To do -
Note how many lines include the word "this", and give that number by itself.
**********
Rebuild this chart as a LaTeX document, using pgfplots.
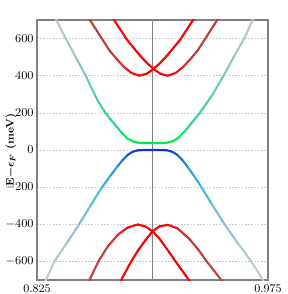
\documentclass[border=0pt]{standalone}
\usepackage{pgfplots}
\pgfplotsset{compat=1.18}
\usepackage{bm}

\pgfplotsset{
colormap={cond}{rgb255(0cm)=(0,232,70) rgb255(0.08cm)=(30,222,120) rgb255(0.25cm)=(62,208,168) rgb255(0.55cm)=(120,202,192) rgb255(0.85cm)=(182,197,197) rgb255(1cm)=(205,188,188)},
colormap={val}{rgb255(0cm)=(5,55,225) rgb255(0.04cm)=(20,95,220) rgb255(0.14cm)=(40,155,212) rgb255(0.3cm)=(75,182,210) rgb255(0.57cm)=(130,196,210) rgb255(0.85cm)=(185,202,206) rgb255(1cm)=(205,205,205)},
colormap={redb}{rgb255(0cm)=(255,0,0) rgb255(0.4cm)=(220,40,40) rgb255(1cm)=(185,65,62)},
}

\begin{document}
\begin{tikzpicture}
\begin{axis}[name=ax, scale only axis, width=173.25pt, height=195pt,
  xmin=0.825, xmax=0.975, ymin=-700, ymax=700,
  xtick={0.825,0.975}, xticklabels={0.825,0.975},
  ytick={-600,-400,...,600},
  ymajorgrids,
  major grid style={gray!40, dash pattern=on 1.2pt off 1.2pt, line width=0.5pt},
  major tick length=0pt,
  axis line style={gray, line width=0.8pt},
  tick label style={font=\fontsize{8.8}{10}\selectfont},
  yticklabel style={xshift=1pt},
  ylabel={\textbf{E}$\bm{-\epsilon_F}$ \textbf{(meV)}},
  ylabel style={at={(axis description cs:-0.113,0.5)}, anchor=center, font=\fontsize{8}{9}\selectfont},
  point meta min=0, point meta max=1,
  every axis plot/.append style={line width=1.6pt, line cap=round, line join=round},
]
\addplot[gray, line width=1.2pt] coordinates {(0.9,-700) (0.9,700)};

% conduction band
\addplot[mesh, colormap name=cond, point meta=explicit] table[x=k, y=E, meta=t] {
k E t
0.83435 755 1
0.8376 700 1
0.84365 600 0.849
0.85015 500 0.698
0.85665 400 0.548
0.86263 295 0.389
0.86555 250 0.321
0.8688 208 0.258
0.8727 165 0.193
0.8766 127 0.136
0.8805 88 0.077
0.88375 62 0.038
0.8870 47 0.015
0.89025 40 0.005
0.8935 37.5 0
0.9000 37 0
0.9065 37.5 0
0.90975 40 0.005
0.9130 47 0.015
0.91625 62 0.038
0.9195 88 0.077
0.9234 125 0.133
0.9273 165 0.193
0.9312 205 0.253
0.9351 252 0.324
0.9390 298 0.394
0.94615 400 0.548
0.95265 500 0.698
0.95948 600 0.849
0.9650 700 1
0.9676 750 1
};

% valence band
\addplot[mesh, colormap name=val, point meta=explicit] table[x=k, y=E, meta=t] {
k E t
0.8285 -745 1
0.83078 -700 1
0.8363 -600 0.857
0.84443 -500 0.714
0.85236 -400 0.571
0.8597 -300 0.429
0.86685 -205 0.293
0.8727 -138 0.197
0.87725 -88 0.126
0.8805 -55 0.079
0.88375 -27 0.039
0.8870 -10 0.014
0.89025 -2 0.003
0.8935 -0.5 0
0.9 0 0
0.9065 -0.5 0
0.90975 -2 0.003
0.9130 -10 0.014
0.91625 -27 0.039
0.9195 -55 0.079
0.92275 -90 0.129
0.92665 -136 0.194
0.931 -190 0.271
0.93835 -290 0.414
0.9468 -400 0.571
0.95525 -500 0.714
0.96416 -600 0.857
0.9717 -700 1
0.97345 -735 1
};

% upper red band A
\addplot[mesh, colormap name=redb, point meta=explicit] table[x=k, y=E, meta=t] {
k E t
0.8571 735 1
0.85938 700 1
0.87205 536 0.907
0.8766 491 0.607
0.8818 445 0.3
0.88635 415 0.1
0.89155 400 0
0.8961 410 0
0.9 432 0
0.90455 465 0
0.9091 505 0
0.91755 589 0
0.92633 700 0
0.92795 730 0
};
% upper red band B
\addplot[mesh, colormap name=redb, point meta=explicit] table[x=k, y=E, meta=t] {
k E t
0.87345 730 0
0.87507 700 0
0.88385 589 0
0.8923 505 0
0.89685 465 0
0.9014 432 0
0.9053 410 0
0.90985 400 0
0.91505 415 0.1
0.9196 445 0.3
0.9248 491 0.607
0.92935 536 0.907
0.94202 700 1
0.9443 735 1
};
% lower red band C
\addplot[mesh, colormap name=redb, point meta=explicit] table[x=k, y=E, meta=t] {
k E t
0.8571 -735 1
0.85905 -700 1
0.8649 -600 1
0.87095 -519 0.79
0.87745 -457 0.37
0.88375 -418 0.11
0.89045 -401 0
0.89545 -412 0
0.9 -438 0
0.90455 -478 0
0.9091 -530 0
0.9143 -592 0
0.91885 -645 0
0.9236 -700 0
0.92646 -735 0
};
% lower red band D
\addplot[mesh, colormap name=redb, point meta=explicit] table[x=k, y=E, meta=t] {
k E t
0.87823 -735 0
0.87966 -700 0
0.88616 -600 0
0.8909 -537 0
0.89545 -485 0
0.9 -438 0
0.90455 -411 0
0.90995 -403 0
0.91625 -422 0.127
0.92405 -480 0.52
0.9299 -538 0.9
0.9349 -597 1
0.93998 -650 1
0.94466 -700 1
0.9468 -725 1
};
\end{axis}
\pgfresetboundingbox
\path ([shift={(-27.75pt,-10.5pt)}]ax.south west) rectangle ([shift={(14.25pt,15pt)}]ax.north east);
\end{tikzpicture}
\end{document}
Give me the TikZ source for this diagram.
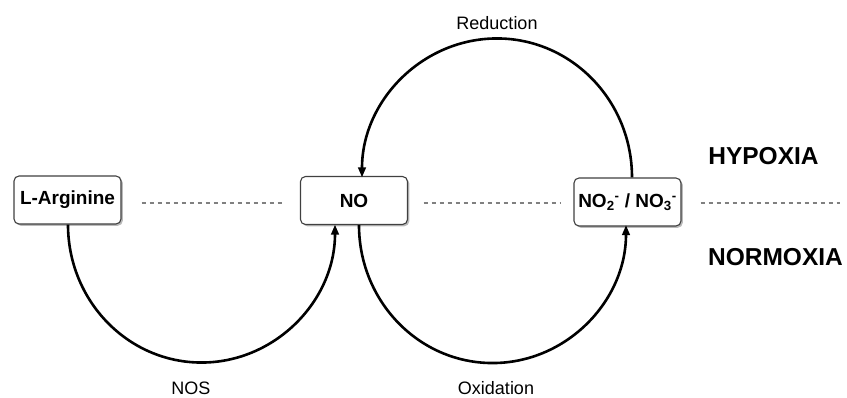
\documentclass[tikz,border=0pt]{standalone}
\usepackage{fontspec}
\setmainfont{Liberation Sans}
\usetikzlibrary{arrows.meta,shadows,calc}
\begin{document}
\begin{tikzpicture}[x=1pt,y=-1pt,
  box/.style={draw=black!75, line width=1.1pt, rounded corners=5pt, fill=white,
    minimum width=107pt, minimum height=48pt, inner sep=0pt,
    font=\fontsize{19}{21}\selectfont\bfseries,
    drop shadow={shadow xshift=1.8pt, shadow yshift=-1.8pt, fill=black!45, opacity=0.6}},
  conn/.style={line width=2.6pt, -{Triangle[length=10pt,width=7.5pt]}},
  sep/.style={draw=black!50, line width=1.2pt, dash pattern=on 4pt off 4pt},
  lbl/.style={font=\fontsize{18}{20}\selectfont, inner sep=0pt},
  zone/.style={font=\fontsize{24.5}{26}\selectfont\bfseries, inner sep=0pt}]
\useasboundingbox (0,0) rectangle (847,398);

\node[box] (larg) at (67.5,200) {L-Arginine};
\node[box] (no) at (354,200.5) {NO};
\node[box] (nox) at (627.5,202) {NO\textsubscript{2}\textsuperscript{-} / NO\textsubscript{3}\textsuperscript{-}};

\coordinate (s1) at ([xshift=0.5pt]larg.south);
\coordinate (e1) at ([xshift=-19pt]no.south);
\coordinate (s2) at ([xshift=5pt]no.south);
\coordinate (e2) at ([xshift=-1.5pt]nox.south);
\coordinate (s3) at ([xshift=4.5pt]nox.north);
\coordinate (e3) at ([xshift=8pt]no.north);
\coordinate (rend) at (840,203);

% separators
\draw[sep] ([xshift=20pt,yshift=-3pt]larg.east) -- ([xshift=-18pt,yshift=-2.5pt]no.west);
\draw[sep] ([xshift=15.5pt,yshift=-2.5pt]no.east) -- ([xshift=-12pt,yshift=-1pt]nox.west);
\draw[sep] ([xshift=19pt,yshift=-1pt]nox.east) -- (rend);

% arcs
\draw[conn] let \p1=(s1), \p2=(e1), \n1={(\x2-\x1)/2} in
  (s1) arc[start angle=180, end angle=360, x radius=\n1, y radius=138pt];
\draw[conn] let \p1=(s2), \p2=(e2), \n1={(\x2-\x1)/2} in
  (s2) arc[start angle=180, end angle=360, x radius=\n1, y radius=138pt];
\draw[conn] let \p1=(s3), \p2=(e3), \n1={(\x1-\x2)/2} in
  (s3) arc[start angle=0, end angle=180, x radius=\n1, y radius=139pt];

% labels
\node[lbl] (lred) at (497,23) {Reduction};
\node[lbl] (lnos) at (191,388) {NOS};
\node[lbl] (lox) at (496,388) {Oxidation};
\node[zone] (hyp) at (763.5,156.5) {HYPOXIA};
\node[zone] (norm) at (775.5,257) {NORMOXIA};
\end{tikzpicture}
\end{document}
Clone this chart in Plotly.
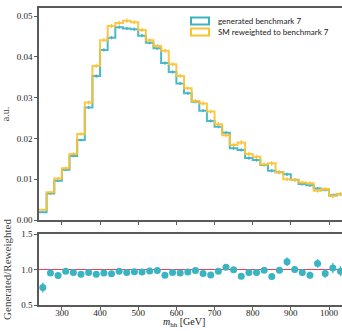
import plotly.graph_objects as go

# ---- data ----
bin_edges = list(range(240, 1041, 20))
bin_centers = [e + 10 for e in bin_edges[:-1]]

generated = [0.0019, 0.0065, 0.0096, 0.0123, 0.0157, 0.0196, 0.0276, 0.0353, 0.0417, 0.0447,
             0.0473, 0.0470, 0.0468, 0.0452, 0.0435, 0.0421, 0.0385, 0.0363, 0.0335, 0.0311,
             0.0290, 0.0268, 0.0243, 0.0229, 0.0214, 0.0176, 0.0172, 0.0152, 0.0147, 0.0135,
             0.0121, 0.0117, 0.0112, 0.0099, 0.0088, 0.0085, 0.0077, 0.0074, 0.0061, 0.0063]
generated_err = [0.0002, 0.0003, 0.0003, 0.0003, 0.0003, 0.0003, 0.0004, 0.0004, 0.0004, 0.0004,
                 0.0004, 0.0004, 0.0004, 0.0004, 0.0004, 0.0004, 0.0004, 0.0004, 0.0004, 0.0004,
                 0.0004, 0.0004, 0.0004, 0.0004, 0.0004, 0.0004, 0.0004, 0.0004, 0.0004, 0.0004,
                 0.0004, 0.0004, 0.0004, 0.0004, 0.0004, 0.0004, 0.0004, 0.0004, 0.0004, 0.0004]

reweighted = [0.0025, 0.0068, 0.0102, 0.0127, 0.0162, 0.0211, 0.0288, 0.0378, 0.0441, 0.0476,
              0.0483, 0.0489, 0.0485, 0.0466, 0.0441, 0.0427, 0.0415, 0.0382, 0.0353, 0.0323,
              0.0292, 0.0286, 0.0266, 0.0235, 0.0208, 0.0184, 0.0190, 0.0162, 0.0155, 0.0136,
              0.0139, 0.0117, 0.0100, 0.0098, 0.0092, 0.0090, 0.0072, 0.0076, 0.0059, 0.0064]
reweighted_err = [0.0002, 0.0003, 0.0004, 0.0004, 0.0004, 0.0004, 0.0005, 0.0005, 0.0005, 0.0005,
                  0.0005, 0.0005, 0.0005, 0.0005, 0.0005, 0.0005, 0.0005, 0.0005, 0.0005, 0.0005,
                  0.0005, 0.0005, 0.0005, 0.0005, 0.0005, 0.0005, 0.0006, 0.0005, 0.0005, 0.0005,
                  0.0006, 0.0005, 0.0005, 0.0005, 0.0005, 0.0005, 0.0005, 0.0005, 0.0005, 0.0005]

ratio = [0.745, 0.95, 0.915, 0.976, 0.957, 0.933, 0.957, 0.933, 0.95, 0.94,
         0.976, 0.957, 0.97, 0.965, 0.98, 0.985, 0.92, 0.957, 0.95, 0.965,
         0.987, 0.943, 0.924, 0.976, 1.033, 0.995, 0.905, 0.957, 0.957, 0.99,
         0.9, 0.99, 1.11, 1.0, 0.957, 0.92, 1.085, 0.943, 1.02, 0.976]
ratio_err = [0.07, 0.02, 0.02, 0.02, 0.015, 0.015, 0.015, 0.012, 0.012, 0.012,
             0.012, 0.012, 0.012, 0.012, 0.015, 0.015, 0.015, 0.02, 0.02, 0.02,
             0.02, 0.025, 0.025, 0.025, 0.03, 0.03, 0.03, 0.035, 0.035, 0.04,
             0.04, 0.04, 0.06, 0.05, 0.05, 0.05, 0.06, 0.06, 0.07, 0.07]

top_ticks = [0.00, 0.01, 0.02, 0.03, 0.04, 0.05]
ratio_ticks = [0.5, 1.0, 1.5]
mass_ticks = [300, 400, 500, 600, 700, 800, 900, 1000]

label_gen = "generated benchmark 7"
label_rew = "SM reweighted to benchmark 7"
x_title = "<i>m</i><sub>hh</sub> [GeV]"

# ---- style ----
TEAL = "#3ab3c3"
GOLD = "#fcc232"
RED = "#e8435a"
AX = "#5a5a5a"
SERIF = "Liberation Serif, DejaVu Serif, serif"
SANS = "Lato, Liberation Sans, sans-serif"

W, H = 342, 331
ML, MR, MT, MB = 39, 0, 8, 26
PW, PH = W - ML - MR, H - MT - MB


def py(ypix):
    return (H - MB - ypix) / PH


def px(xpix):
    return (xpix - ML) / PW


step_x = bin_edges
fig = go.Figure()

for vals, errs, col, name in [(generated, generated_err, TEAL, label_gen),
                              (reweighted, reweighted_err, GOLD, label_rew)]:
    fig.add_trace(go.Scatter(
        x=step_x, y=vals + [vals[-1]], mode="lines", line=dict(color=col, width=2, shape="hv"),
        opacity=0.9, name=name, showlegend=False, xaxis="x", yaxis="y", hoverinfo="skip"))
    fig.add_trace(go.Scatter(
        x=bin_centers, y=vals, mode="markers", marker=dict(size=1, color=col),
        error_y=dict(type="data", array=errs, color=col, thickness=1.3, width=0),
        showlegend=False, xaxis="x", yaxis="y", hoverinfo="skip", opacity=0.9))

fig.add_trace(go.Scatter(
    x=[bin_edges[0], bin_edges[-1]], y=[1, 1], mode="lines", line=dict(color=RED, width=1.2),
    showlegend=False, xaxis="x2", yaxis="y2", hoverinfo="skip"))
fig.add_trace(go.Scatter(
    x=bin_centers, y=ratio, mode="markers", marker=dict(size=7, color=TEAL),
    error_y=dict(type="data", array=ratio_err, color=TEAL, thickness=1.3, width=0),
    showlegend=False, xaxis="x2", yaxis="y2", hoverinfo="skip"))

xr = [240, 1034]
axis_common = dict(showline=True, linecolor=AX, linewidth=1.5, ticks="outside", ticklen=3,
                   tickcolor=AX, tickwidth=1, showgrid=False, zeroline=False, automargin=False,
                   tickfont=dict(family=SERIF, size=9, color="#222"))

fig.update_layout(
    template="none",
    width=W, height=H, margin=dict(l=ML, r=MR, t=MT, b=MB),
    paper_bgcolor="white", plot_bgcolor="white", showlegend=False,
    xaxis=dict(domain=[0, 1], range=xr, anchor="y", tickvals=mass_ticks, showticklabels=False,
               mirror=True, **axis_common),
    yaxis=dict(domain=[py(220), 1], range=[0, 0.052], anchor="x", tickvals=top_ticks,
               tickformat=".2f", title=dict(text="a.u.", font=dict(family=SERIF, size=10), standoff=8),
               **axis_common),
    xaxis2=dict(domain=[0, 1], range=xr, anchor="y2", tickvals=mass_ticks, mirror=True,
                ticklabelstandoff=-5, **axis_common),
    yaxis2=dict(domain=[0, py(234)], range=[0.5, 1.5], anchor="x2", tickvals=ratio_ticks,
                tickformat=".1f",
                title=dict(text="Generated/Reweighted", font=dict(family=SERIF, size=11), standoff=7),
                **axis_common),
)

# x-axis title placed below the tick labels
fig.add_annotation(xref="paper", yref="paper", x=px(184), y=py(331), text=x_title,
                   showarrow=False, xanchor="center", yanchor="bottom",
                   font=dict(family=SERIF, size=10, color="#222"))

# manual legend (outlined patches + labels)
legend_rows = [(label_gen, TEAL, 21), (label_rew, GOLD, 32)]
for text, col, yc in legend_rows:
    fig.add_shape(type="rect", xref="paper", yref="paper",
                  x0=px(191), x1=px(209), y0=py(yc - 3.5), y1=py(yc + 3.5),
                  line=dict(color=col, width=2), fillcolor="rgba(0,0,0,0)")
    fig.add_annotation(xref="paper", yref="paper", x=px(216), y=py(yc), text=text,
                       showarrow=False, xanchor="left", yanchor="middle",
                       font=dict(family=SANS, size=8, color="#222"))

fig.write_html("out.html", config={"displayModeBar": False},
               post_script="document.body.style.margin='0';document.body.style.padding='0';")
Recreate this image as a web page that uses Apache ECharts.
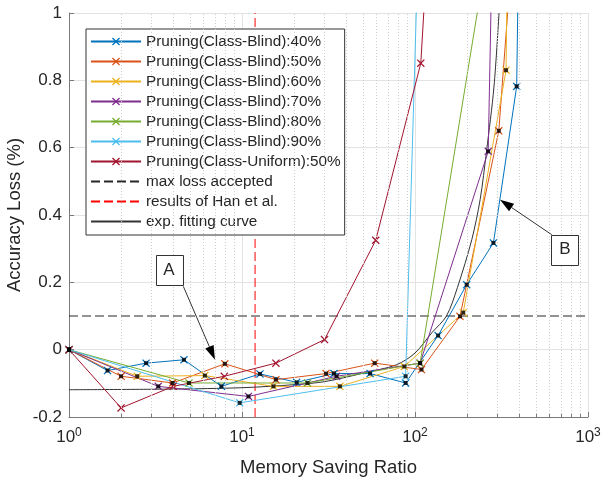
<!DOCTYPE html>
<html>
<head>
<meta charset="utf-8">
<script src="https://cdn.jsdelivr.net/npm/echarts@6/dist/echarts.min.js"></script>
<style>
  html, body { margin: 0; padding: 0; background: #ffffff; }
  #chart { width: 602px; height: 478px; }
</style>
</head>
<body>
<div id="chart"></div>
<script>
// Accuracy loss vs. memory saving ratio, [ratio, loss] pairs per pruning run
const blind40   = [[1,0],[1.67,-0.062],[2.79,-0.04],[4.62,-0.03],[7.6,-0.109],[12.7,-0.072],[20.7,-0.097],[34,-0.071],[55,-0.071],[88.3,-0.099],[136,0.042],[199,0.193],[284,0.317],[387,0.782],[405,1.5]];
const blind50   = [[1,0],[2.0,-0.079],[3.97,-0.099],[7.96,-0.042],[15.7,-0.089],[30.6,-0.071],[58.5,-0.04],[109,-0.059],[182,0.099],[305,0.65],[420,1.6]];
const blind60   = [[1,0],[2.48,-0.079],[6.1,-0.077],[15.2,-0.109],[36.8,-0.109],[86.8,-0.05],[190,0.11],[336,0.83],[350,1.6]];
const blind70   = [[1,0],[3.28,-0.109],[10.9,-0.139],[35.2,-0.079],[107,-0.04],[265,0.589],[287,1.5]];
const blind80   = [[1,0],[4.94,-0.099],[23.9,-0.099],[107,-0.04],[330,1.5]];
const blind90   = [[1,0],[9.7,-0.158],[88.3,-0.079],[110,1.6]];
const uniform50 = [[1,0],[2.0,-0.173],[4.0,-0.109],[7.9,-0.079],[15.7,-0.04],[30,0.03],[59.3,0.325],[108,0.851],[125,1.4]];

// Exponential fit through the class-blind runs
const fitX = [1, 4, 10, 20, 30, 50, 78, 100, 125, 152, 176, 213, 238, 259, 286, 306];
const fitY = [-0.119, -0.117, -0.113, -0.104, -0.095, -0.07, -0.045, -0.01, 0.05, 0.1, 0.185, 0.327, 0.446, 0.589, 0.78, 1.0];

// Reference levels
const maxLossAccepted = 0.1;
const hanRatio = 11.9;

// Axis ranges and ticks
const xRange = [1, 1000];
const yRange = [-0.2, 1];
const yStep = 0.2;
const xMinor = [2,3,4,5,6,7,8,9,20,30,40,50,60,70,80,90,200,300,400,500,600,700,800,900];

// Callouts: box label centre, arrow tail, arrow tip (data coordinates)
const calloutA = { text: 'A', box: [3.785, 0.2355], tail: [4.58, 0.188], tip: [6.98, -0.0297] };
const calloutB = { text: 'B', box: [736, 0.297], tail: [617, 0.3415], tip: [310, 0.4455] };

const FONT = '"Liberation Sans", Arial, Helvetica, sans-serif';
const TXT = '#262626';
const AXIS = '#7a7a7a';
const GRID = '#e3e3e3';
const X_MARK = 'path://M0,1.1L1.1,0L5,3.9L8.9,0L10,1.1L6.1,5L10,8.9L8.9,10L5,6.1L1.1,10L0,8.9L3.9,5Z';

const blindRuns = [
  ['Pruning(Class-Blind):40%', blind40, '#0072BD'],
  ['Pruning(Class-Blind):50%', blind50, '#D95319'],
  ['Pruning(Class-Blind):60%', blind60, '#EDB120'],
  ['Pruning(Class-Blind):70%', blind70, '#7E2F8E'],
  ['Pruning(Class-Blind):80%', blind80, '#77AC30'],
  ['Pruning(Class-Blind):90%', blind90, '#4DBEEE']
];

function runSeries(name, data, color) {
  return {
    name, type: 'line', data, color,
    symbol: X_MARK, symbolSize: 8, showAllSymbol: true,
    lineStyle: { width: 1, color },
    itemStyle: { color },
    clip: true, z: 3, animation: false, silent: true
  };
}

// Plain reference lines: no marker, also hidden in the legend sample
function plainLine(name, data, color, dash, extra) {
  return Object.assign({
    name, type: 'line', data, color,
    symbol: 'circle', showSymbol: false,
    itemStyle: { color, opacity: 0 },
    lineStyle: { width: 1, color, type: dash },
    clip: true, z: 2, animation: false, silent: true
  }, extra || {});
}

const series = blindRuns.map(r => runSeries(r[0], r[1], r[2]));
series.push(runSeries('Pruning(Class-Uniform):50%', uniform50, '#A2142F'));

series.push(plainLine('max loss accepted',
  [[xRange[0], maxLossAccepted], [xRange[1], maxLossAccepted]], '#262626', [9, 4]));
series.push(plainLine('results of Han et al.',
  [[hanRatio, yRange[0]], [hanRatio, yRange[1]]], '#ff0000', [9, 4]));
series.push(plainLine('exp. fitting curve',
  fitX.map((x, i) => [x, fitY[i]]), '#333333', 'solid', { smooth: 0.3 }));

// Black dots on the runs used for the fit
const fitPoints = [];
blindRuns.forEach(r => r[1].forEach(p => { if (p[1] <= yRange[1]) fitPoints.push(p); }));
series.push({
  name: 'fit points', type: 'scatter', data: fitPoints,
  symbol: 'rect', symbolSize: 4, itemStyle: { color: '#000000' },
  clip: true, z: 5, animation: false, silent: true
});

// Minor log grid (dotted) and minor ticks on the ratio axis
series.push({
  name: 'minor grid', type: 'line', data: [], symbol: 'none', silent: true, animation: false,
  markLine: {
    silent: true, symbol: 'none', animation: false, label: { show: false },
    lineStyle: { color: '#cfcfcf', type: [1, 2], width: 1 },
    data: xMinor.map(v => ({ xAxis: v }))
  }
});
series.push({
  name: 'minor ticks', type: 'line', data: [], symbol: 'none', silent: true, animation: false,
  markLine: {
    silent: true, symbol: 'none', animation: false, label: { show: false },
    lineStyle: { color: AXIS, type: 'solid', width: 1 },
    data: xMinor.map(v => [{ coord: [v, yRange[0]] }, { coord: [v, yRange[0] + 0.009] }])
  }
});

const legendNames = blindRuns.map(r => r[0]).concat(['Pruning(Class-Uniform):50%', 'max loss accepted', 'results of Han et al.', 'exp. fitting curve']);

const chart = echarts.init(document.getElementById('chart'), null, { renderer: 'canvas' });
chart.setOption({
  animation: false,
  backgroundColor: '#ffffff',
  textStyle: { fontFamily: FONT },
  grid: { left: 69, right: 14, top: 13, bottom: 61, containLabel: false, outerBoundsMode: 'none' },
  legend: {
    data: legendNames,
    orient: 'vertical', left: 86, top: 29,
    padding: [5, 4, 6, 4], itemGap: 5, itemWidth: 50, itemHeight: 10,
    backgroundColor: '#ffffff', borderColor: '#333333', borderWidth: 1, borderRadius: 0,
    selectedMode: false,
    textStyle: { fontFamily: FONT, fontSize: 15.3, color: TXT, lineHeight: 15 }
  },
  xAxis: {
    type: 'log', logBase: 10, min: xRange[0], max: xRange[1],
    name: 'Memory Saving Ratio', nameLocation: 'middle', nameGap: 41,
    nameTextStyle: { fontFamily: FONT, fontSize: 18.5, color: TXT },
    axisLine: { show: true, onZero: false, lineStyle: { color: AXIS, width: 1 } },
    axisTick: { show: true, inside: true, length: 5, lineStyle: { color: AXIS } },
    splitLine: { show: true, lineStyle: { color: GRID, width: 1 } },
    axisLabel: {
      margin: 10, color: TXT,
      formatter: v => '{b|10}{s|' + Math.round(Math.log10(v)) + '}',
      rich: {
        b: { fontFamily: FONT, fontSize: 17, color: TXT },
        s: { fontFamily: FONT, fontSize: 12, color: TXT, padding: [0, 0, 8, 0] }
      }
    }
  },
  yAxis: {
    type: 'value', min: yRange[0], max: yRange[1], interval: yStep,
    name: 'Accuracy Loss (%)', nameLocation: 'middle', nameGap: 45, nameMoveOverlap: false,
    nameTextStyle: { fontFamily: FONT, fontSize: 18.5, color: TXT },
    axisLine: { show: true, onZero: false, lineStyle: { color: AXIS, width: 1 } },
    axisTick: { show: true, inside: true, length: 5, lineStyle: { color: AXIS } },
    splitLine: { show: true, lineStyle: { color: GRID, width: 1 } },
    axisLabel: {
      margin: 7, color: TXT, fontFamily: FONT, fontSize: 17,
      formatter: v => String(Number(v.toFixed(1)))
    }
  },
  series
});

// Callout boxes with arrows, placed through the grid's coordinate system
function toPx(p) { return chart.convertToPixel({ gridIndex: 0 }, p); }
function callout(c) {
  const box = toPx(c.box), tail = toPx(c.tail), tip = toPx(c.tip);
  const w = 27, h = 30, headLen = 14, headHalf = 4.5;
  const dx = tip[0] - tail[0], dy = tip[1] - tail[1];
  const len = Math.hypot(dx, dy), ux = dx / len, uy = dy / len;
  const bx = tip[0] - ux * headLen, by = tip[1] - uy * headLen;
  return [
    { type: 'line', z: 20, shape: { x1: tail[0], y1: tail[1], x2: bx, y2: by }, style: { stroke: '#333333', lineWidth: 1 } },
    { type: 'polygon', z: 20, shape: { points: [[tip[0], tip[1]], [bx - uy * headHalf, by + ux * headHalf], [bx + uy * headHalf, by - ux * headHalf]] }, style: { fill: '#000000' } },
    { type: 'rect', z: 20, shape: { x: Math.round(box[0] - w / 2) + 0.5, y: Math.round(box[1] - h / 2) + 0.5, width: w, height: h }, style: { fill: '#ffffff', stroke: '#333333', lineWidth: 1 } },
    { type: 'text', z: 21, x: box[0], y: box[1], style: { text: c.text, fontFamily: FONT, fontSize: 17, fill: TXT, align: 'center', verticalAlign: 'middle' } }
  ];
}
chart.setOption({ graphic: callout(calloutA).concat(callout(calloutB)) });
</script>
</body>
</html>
**********
Expected answer -
4